悪魔バアル⇔豊穣の神バアルWITH柴犬
ソロモン72柱をご存じだろうか。いわゆる悪魔たちだ。だが、その悪魔たちは元は神だったり精霊だったものがいる。今日はその中からバアルを紹介しよう。
悪魔バアル⇔豊穣の神バアルWITH柴犬
古代中東において、豊穣と嵐を司る強力な神として広く信仰されたバアル(Baal)。
彼は農作物の成長をもたらし、雨と嵐を操る神としてフェニキアやカナン地方で崇拝され、地域の人々にとって生活の基盤とも言える存在でした。
しかし、時代が進むにつれて異教の象徴と見なされ、旧約聖書の影響もあって「邪神」として位置づけられるようになります。
この記事では、バアルの神としての役割とその変遷について、古代から悪魔学における「バエル」としての側面まで詳しく探っていきます。
1. バアルの名前と意味
「バアル(Baal)」という名前は、**セム語で「主人」「主」**という意味を持ちます。これは単に神の名前というよりも、神々の主という称号に近いもので、特定の神を指す場合と一般的に「神」を指す場合がありました。
特定のバアルとして知られる神の一つに、バアル・ハダッド(Baal Hadad)があり、これは嵐と雷の神として崇拝されました。
2. 信仰と役割
雨と嵐の神: バアルは、農業を営む社会にとって非常に重要な雨をもたらす神であり、特に干ばつを防ぎ、豊作をもたらす神として信仰されました。嵐の力によって雨を降らせ、作物を育てる力を持つ神とされていました。
豊穣の神: バアルは、農作物の豊かな収穫をもたらす神としても崇拝されており、彼に捧げる祭祀や儀式が多く行われていました。古代フェニキアやカナンの人々は、バアルを信仰することで自然の恵みを享受し、生活を支えていたのです。
3. バアル信仰の広がり
バアル信仰はフェニキア人を通じて広まりました。フェニキア人は優れた航海術と貿易で知られており、その文化と共にバアル信仰も地中海沿岸の各地に広がりました。カルタゴなどでもバアルは重要な神として信仰されていました。
古代の神殿では、バアルへの捧げ物や犠牲の儀式が行われ、彼の怒りを鎮めたり、豊穣を願うために多くの祈りが捧げられました。
4. バアルと旧約聖書
旧約聖書において、バアルはしばしばイスラエルの神ヤハウェと対立する異教の神として描かれています。特に、旧約聖書の預言者たちはバアル崇拝を厳しく非難し、ヤハウェのみを崇拝することを主張しました。

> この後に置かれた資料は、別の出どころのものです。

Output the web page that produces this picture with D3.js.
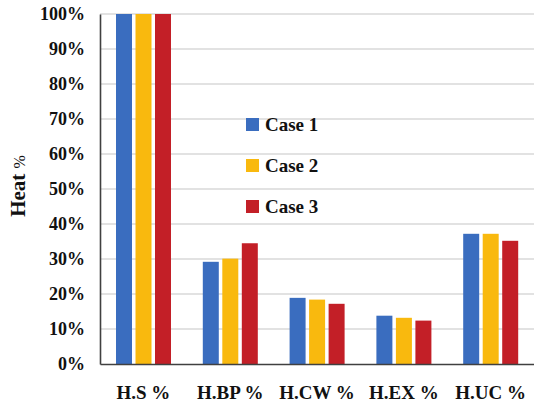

例えば、エリヤという預言者は、カルメル山でバアルの祭司たちと対決し、バアルの力がヤハウェの力に勝てないことを示すエピソードが有名です(列王記上18章)。
旧約聖書の中でバアルは、しばしば偶像崇拝の象徴として否定的に描かれており、これが後に彼が「悪魔」として再解釈される要因の一つとなりました。
5. 悪魔としてのバアル(バエル)
時代が進むにつれて、バアル信仰は廃れ、特にキリスト教が広まる過程で、バアルは異教の邪神や悪魔として解釈されるようになりました。この結果、バアルはバエル(Bael)として、悪魔学やグリモワールの中で地獄の悪魔の一柱として登場するようになりました。

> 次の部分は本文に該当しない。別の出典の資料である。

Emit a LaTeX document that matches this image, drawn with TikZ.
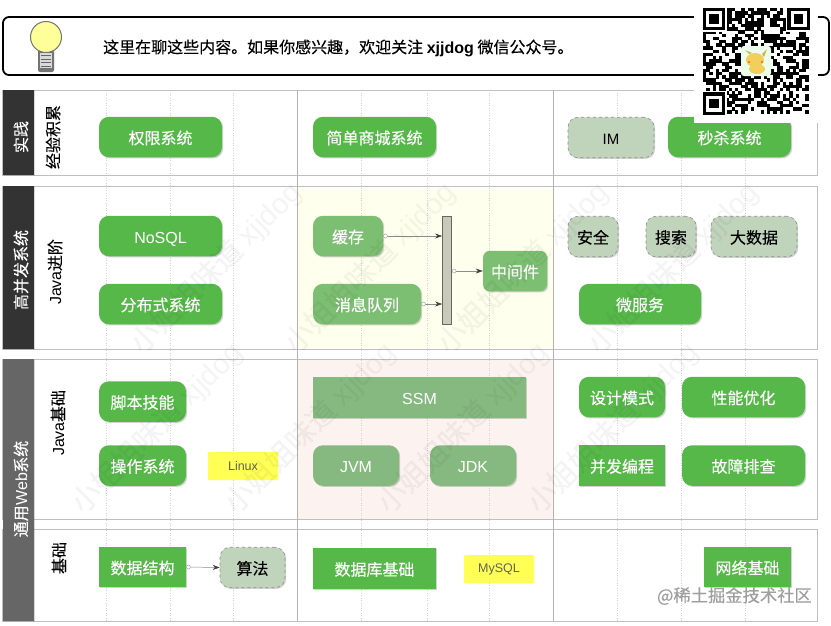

**『ゴエティア』**では、バエルは地獄の高位の悪魔として、66の軍団を率いる序列1番の悪魔とされます。彼は召喚者を透明にしたり、知恵を与える力を持つとされています。
もともとの神としての性質や力が、悪魔バエルの能力にも反映されていることがわかります。例えば、バアルが持っていた豊穣や自然の力を操る力は、バエルの知恵や魔術的な力として再解釈されています。
6. バアルの象徴とアイコン
バアルは、しばしば牛や牡牛の象徴と結びつけられます。これは、力強さと豊穣を象徴する動物であり、古代の宗教においてよく用いられていたものです。

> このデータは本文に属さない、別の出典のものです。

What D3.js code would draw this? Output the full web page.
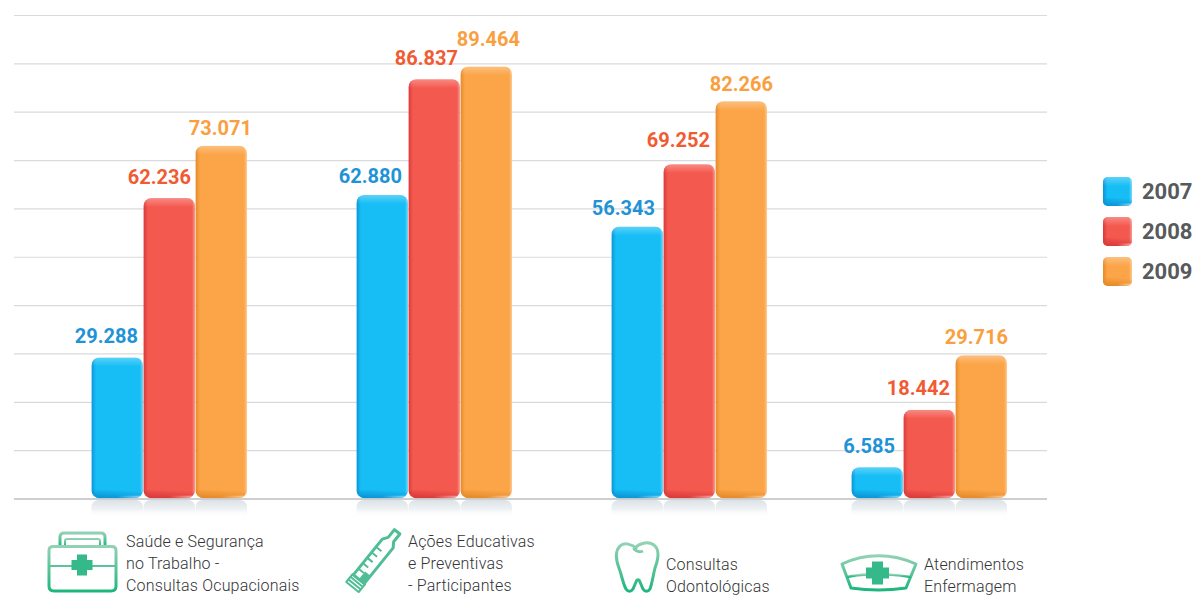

彼の神殿や彫像は、雄牛の姿を模していたり、あるいは雷や嵐を象徴するシンボルが描かれていることが多いです。
まとめると
バアルは、古代の中東地域で人々の生活に密接に関わっていた神であり、豊穣、嵐、雨を司る重要な存在でした。しかし、宗教の変遷と文化の衝突によって、そのイメージは次第に「異教の神」から「悪魔バエル」へと変わっていきました。この過程は、古代から中世、近代に至る宗教史の複雑な変遷を反映しています。